I think I've mentioned this once or twice before, but it bears repeating until it sinks in: the Apple (Nasdaq: AAPL) iPad is not unique, nor necessarily the best of breed in the media tablet sector it is spearheading. And it ain't gonna help Apple shareholders any.

Sure, the iPad will sell a few million units to the Apple faithful, of whom there are many. Being very little else than an oversized iPod Touch, or an extra-large iPhone without the phone, iPads will appeal to the same people who already use the minuscule versions. But there's a flash flood of competing products coming up, and the iPad's selling points of brand name, stylish design, and familiar user experience will have a hard time overcoming what it lacks, like running multiple programs at once, presenting a full-featured Web experience with Adobe (Nasdaq: ADBE) Flash support, or doing anything you can't already get in the smaller iPod or iPhone packages.

Hewlett-Packard (NYSE: HPQ), for instance, promises to present a tablet of its own that has been in development for five years, looks similar to the sleek iPad design, and gives you the full experience of a larger computer. This one has a customized Microsoft (Nasdaq: MSFT) Windows 7 operating system and full Flash support. "We could have released a slate two years ago, but it would have cost somewhere around $1,500," says HP's CTO for personal systems, Phil McKinney. "Since then, chip and screen advancements have given us the ability to create a product that can hit a size, weight, battery life, and price point that will make this product a mainstream offering."

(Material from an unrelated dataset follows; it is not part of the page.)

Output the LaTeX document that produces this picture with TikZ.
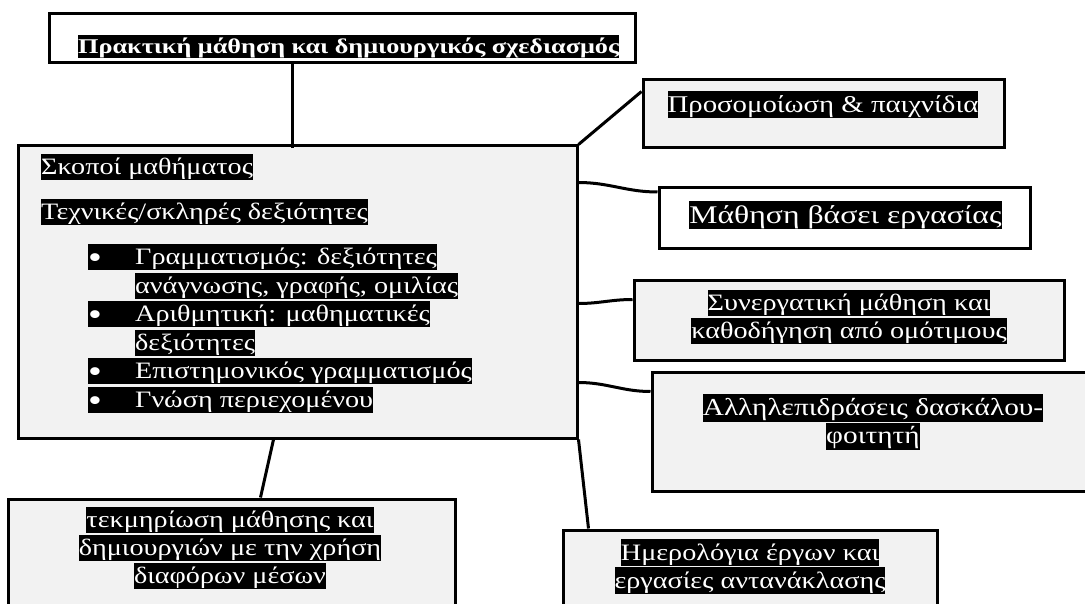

The HP slate rocks an Intel (Nasdaq: INTC) Atom chip while the iPad runs on an ARM (Nasdaq: ARMH) processor developed in-house by Apple. If you want the ARM experience, there'll be plenty of opportunity for that outside the iPad, including multimedia monsters built around the NVIDIA (Nasdaq: NVDA) Tegra 2 ARM chip. The iPad is a market-defining device, but not likely to remain a top choice in the market it created for very long. It'll cannibalize iPod sales and sink in a sea of choices.

Apple's greatest innovation in the iPad seems to be the slim price point, which sounds a little bit backwards for an Apple launch. In the end, given these shortcomings the iPad will join the Apple TV in the footnotes of Apple's history.